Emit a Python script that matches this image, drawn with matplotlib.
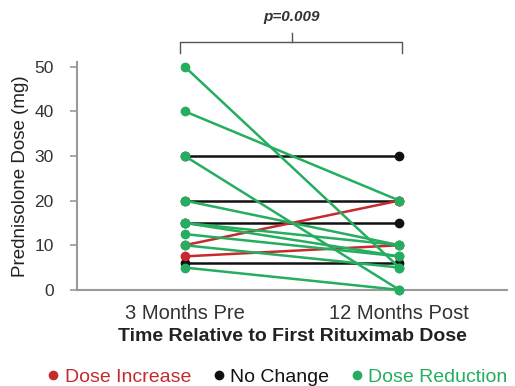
import matplotlib
matplotlib.use("Agg")
import matplotlib.pyplot as plt
from matplotlib.lines import Line2D

plt.rcParams["font.family"] = ["Liberation Sans", "DejaVu Sans"]

CATEGORIES = ["3 Months Pre", "12 Months Post"]

# paired doses (pre, post) per patient group
INCREASE_PRE = [10, 7.5]
INCREASE_POST = [20, 10]
NOCHANGE_PRE = [30, 20, 15, 6]
NOCHANGE_POST = [30, 20, 15, 6]
REDUCTION_PRE = [50, 40, 30, 20, 15, 15, 12.5, 10, 5]
REDUCTION_POST = [5, 20, 0, 10, 10, 7.5, 7.5, 5, 0]

RED = "#c62a2f"
BLACK = "#111111"
GREEN = "#25ad60"
AXIS_GRAY = "#9a9a9a"

fig = plt.figure(figsize=(5.15, 3.86), dpi=100)
ax = fig.add_axes([0.150, 0.249, 0.834, 0.590])

for pre, post, col in [(NOCHANGE_PRE, NOCHANGE_POST, BLACK),
                       (INCREASE_PRE, INCREASE_POST, RED),
                       (REDUCTION_PRE, REDUCTION_POST, GREEN)]:
    for a, b in zip(pre, post):
        ax.plot([0, 1], [a, b], color=col, linewidth=1.8, marker="o",
                markersize=7, markeredgewidth=0, zorder=3, clip_on=False)

ax.set_xlim(-0.5, 1.5)
ax.set_ylim(0, 51)
ax.set_xticks([0, 1])
ax.set_xticklabels(CATEGORIES, fontsize=14.5, color="#333333")
ax.set_yticks([0, 10, 20, 30, 40, 50])
ax.tick_params(axis="x", length=0, pad=10)
ax.tick_params(axis="y", length=5, color=AXIS_GRAY, width=1.2,
               labelsize=12.5, labelcolor="#333333", pad=12)
for s in ["top", "right"]:
    ax.spines[s].set_visible(False)
for s in ["left", "bottom"]:
    ax.spines[s].set_color(AXIS_GRAY)
    ax.spines[s].set_linewidth(1.5)

ax.set_xlabel("Time Relative to First Rituximab Dose", fontsize=14,
              fontweight="bold", color="#222222", labelpad=4)
ax.set_ylabel("Prednisolone Dose (mg)", fontsize=13.5, color="#222222",
              labelpad=4)

# significance bracket
ax.plot([-0.02, -0.02, 1.01, 1.01], [53, 55.5, 55.5, 53],
        color="#555555", linewidth=1, clip_on=False)
ax.plot([0.5, 0.5], [55.5, 57.5], color="#555555", linewidth=1, clip_on=False)
ax.text(0.5, 61, "p=0.009", ha="center", va="center", fontsize=11,
        fontweight="bold", fontstyle="italic", color="#333333")

handles = [Line2D([], [], linestyle="none", marker="o", markersize=7,
                  color=c, markeredgewidth=0) for c in (RED, BLACK, GREEN)]
fig.legend(handles, ["Dose Increase", "No Change", "Dose Reduction"],
           loc="lower center", bbox_to_anchor=(0.535, -0.045), ncol=3,
           frameon=False, fontsize=14, handletextpad=0.1, columnspacing=0.9,
           labelcolor=[RED, BLACK, GREEN], handlelength=1.0)

fig.savefig("out.png", dpi=100)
——————
→ YOUR TASK: Copy every line of the data word for word, omitting the images.

→ OUTPUT FOR THIS EXERCISE:
Emit a Python script that matches this image, drawn with matplotlib.
import matplotlib
matplotlib.use("Agg")
import matplotlib.pyplot as plt
from matplotlib.lines import Line2D

plt.rcParams["font.family"] = ["Liberation Sans", "DejaVu Sans"]

CATEGORIES = ["3 Months Pre", "12 Months Post"]

# paired doses (pre, post) per patient group
INCREASE_PRE = [10, 7.5]
INCREASE_POST = [20, 10]
NOCHANGE_PRE = [30, 20, 15, 6]
NOCHANGE_POST = [30, 20, 15, 6]
REDUCTION_PRE = [50, 40, 30, 20, 15, 15, 12.5, 10, 5]
REDUCTION_POST = [5, 20, 0, 10, 10, 7.5, 7.5, 5, 0]

RED = "#c62a2f"
BLACK = "#111111"
GREEN = "#25ad60"
AXIS_GRAY = "#9a9a9a"

fig = plt.figure(figsize=(5.15, 3.86), dpi=100)
ax = fig.add_axes([0.150, 0.249, 0.834, 0.590])

for pre, post, col in [(NOCHANGE_PRE, NOCHANGE_POST, BLACK),
                       (INCREASE_PRE, INCREASE_POST, RED),
                       (REDUCTION_PRE, REDUCTION_POST, GREEN)]:
    for a, b in zip(pre, post):
        ax.plot([0, 1], [a, b], color=col, linewidth=1.8, marker="o",
                markersize=7, markeredgewidth=0, zorder=3, clip_on=False)

ax.set_xlim(-0.5, 1.5)
ax.set_ylim(0, 51)
ax.set_xticks([0, 1])
ax.set_xticklabels(CATEGORIES, fontsize=14.5, color="#333333")
ax.set_yticks([0, 10, 20, 30, 40, 50])
ax.tick_params(axis="x", length=0, pad=10)
ax.tick_params(axis="y", length=5, color=AXIS_GRAY, width=1.2,
               labelsize=12.5, labelcolor="#333333", pad=12)
for s in ["top", "right"]:
    ax.spines[s].set_visible(False)
for s in ["left", "bottom"]:
    ax.spines[s].set_color(AXIS_GRAY)
    ax.spines[s].set_linewidth(1.5)

ax.set_xlabel("Time Relative to First Rituximab Dose", fontsize=14,
              fontweight="bold", color="#222222", labelpad=4)
ax.set_ylabel("Prednisolone Dose (mg)", fontsize=13.5, color="#222222",
              labelpad=4)

# significance bracket
ax.plot([-0.02, -0.02, 1.01, 1.01], [53, 55.5, 55.5, 53],
        color="#555555", linewidth=1, clip_on=False)
ax.plot([0.5, 0.5], [55.5, 57.5], color="#555555", linewidth=1, clip_on=False)
ax.text(0.5, 61, "p=0.009", ha="center", va="center", fontsize=11,
        fontweight="bold", fontstyle="italic", color="#333333")

handles = [Line2D([], [], linestyle="none", marker="o", markersize=7,
                  color=c, markeredgewidth=0) for c in (RED, BLACK, GREEN)]
fig.legend(handles, ["Dose Increase", "No Change", "Dose Reduction"],
           loc="lower center", bbox_to_anchor=(0.535, -0.045), ncol=3,
           frameon=False, fontsize=14, handletextpad=0.1, columnspacing=0.9,
           labelcolor=[RED, BLACK, GREEN], handlelength=1.0)

fig.savefig("out.png", dpi=100)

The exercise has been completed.